Die Äußerung zusammen mit dem Verhalten des Beklagten greift ganz erheblich in das Persönlichkeitsrecht des Klägers ein. So ist die Äußerung als solche, der Kläger mache gesetzeswidrige/verbotene Schwangerschaftsunterbrechungen, mit dem Vorwurf verbunden, sich permanent strafbar zu machen und damit von beachtlichem diskriminierendem Gewicht, zumal der Beklagte in diesem Zusammenhang im Flugblatt diese ärztliche Tätigkeit als „Ermordung ungeborener Kinder” qualifiziert. Sie personifiziert gesetzeswidrige Schwangerschaftsunterbrechungen mit dem Kläger. Der Beklagte belässt es jedoch nicht bei dieser (bloßen) Meinungsäußerung, sondern greift zudem in die – gesetzlich erlaubte – ärztliche Tätigkeit des Klägers ein.
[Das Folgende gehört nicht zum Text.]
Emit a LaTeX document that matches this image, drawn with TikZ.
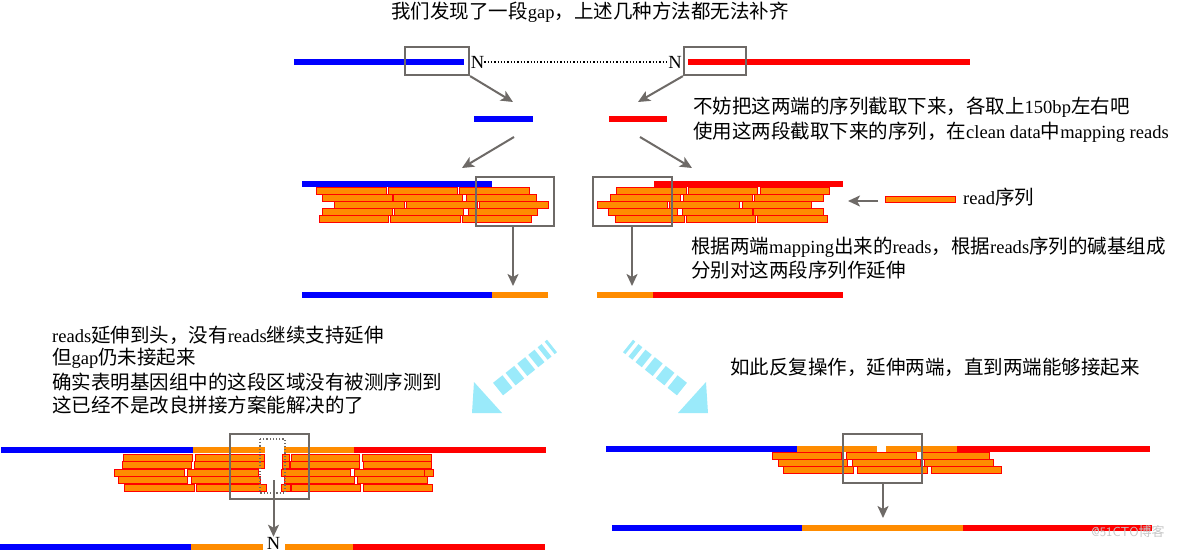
\documentclass[tikz,border=0pt]{standalone}
\usepackage{fontspec}
\setmainfont{Liberation Serif}[Scale=0.95]
\newfontfamily\cjk{Noto Sans CJK SC}
\usetikzlibrary{arrows.meta}
\definecolor{myblue}{RGB}{0,0,255}
\definecolor{myred}{RGB}{255,0,0}
\definecolor{myorange}{RGB}{255,140,0}
\definecolor{mygray}{RGB}{110,106,103}
\definecolor{mycyan}{RGB}{154,234,250}
\newcommand\zhx[1]{{\cjk #1}}
\tikzset{
  seqline/.style={line width=6pt},
  bseq/.style={seqline, draw=myblue},
  rseq/.style={seqline, draw=myred},
  oseq/.style={seqline, draw=myorange},
  readst/.style={fill=myorange, draw=myred, line width=0.8pt},
  gbox/.style={draw=mygray, line width=2.2pt, inner sep=0pt},
  garrow/.style={draw=mygray, line width=2pt, -{Stealth[length=12pt,width=11pt,inset=3pt]}},
  txt/.style={anchor=west, inner sep=0pt, font=\fontsize{19.5}{23}\selectfont},
  stripes/.style={draw=mycyan, line width=16pt, dash pattern=on 3pt off 4pt on 5pt off 4pt on 8pt off 4pt on 10pt off 4pt on 11pt off 4pt on 12pt off 20pt},
}
\newcommand\rd[3]{\filldraw[readst] (#1,#3-3.3) rectangle (#2,#3+3.3);}
\begin{document}
\begin{tikzpicture}[x=1pt,y=-1pt]
\useasboundingbox[fill=white] (0,0) rectangle (1184,552);

% ---------- title ----------
\node[txt, anchor=center] (title) at (590,12) {\zhx{我们发现了一段}gap\zhx{，上述几种方法都无法补齐}};

% ---------- top sequences ----------
\draw[bseq] (294,62) -- (464,62);
\node[inner sep=0pt, font=\fontsize{19.5}{23}\selectfont] (n1) at (477.5,62) {N};
\node[inner sep=0pt, font=\fontsize{19.5}{23}\selectfont] (n2) at (675,62) {N};
\draw[line width=1.3pt, dotted] (n1.east) -- (n2.west);
\draw[rseq] (688,62) -- (970,62);
\node[gbox, minimum width=64pt, minimum height=28pt] (b1) at (437,61) {};
\node[gbox, minimum width=62pt, minimum height=28pt] (b2) at (715,61) {};

% cut pieces
\draw[bseq] (474,119) -- (533,119);
\draw[rseq] (609,119) -- (667,119);
\coordinate (p1) at (513,102);
\coordinate (p2) at (638,102);
\draw[garrow] (b1.south east) -- (p1);
\draw[garrow] (b2.south west) -- (p2);

\node[txt] (t1) at (693,107) {\zhx{不妨把这两端的序列截取下来，各取上}150bp\zhx{左右吧}};
\node[txt] (t2) at (693,132) {\zhx{使用这两段截取下来的序列，在}clean data\zhx{中}mapping reads};

\coordinate (q1s) at (514,137);
\coordinate (q1e) at (462,168);
\coordinate (q2s) at (640,137);
\coordinate (q2e) at (692,168);
\draw[garrow] (q1s) -- (q1e);
\draw[garrow] (q2s) -- (q2e);

% ---------- middle stacks ----------
\draw[bseq] (302,184) -- (492,184);
\rd{316}{386}{191}\rd{388}{457}{191}\rd{459}{529}{191}
\rd{322}{392}{198}\rd{393}{462}{198}\rd{466}{536}{198}
\rd{334}{404}{205}\rd{406}{477}{205}\rd{479}{548}{205}
\rd{322}{392}{212}\rd{394}{463}{212}\rd{468}{537}{212}
\rd{319}{388}{219}\rd{390}{460}{219}\rd{462}{531}{219}

\draw[rseq] (654,184) -- (843,184);
\rd{616}{686}{191}\rd{688}{757}{191}\rd{760}{829}{191}
\rd{610}{680}{198}\rd{683}{752}{198}\rd{754}{823}{198}
\rd{597}{667}{205}\rd{669}{739}{205}\rd{742}{811}{205}
\rd{608}{677}{212}\rd{682}{752}{212}\rd{753}{823}{212}
\rd{615}{684}{219}\rd{686}{755}{219}\rd{757}{827}{219}

\node[gbox, minimum width=78pt, minimum height=49pt] (b3) at (515,201.5) {};
\node[gbox, minimum width=79pt, minimum height=49pt] (b4) at (632.5,201.5) {};

% legend
\filldraw[readst] (885,196) rectangle (955,202.5);
\node[txt] (leg) at (963,197) {read\zhx{序列}};
\coordinate (ls) at (878,201);
\coordinate (le) at (848,201);
\draw[garrow] (ls) -- (le);

\node[txt] (t3) at (691,247) {\zhx{根据两端}mapping\zhx{出来的}reads\zhx{，根据}reads\zhx{序列的碱基组成}};
\node[txt] (t4) at (691,270) {\zhx{分别对这两段序列作延伸}};

% extended
\coordinate (e1) at (513,286);
\coordinate (e2) at (632,286);
\draw[garrow] (b3.south -| e1) -- (e1);
\draw[garrow] (b4.south -| e2) -- (e2);
\draw[bseq] (302,295) -- (492,295);
\draw[oseq] (492,295) -- (548,295);
\draw[oseq] (597,295) -- (653,295);
\draw[rseq] (653,295) -- (843,295);

% ---------- cyan striped arrows ----------
\draw[stripes] (552,346) -- (487.5,397.5);
\fill[mycyan] (474,382) -- (472,413) -- (502,413) -- cycle;
\draw[stripes] (628,346) -- (692.5,397.5);
\fill[mycyan] (706,382) -- (708,413) -- (678,413) -- cycle;

% ---------- texts ----------
\node[txt] (l1) at (52,335) {reads\zhx{延伸到头，没有}reads\zhx{继续支持延伸}};
\node[txt] (l2) at (52,358) {\zhx{但}gap\zhx{仍未接起来}};
\node[txt] (l3) at (52,382) {\zhx{确实表明基因组中的这段区域没有被测序测到}};
\node[txt] (l4) at (52,405) {\zhx{这已经不是改良拼接方案能解决的了}};
\node[txt] (r1) at (730,367) {\zhx{如此反复操作，延伸两端，直到两端能够接起来}};

% ---------- bottom left ----------
\draw[bseq] (1,450) -- (193,450);
\draw[oseq] (193,450) -- (265,450);
\draw[oseq] (284,450) -- (354,450);
\draw[rseq] (354,450) -- (546,450);
\rd{123}{192}{458}\rd{195}{264}{458}\rd{282}{289}{458}\rd{291}{359}{458}\rd{362}{431}{458}
\rd{122}{191}{465}\rd{194}{264}{465}\rd{282}{289}{465}\rd{290}{359}{465}\rd{363}{431}{465}
\rd{114}{184}{473}\rd{187}{258}{473}\rd{281}{350}{473}\rd{354}{424}{473}\rd{424}{433}{473}
\rd{118}{187}{480}\rd{191}{260}{480}\rd{284}{354}{480}\rd{357}{427}{480}
\rd{124}{194}{488}\rd{196}{266}{488}\rd{281}{290}{488}\rd{291}{360}{488}\rd{363}{432}{488}
\draw[mygray, line width=1.2pt, dotted] (260,439) rectangle (285,493);
\node[gbox, minimum width=79pt, minimum height=65pt] (b5) at (269.5,466.5) {};
\node[inner sep=0pt, font=\fontsize{19.5}{23}\selectfont] (n3) at (273.5,543) {N};
\coordinate (g1) at (273.5,480);
\draw[garrow] (g1) -- (n3.north);
\draw[bseq] (0,547) -- (191,547);
\draw[oseq] (191,547) -- (263,547);
\draw[oseq] (285,547) -- (353,547);
\draw[rseq] (353,547) -- (545,547);

% ---------- bottom right ----------
\draw[bseq] (606,449) -- (797,449);
\draw[oseq] (797,449) -- (877,449);
\draw[oseq] (886,449) -- (957,449);
\draw[rseq] (957,449) -- (1150,449);
\rd{772}{841}{456}\rd{846}{916}{456}\rd{921}{989}{456}
\rd{778}{847}{463}\rd{852}{920}{463}\rd{924}{993}{463}
\rd{783}{853}{470}\rd{857}{927}{470}\rd{931}{1001}{470}
\node[gbox, minimum width=79pt, minimum height=49pt] (b6) at (882.5,458.5) {};
\coordinate (g2) at (883,518);
\draw[garrow] (b6.south -| g2) -- (g2);
\draw[bseq] (612,528) -- (802,528);
\draw[oseq] (802,528) -- (963,528);
\draw[rseq] (963,528) -- (1152,528);

% watermark
\node[inner sep=0pt, text=black!22, font=\fontsize{13}{15}\selectfont\sffamily] (wm) at (1128,531) {@51CTO\zhx{博客}};
\end{tikzpicture}
\end{document}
Der Umstand, dass der Beklagte im räumlichen Bereich der Praxis des Klägers die Flugzettel verteilt oder verteilen lässt, ist nämlich geeignet, potentielle Patienten des Klägers abzuhalten, die berufliche Tätigkeit zu beeinträchtigen und dem Kläger wirtschaftliche Nachteile zuzufügen. Es ist davon auszugehen, dass dies – wenn nicht gar beabsichtigt, so doch – bewusst in Kauf genommen wird.
Die in der Vergangenheit hoch streitige Frage der Abtreibungszulassung hat durch die Entscheidung des Bundesverfassungsgerichts und die daran eng anknüpfende gesetzliche Neuregelung der §§ 218 f. StGB einen – je nach Einstellung zu diesem Problem mehr oder weniger befriedigenden – Abschluss gefunden. Dennoch ist der Beklagte nicht gehindert, unter Inanspruchnahme der Meinungsfreiheit in einer die Öffentlichkeit berührenden Frage für seine Auffassung „weiter zu kämpfen”, muss hierbei jedoch die Rechte Dritter berücksichtigen. Dies ist vorliegend gegenüber dem Kläger nicht hinreichend geschehen. Das Anliegen des Beklagten rechtfertigt nicht die geschilderten schwerwiegenden Eingriffe in das Persönlichkeitsrecht (Sozialsphäre) des Klägers, zumal der Kläger dies in keiner Weise herausgefordert hat; eine solche Herausforderung kann auch nicht in einem etwaigen Hinweis des Klägers im Internet auf seine berufliche Tätigkeit bzw. (dem Gesetz entsprechenden) Schwangerschaftsunterbrechungen gesehen werden.
4. Kostenentscheidung: § 97 Abs. 1 ZPO.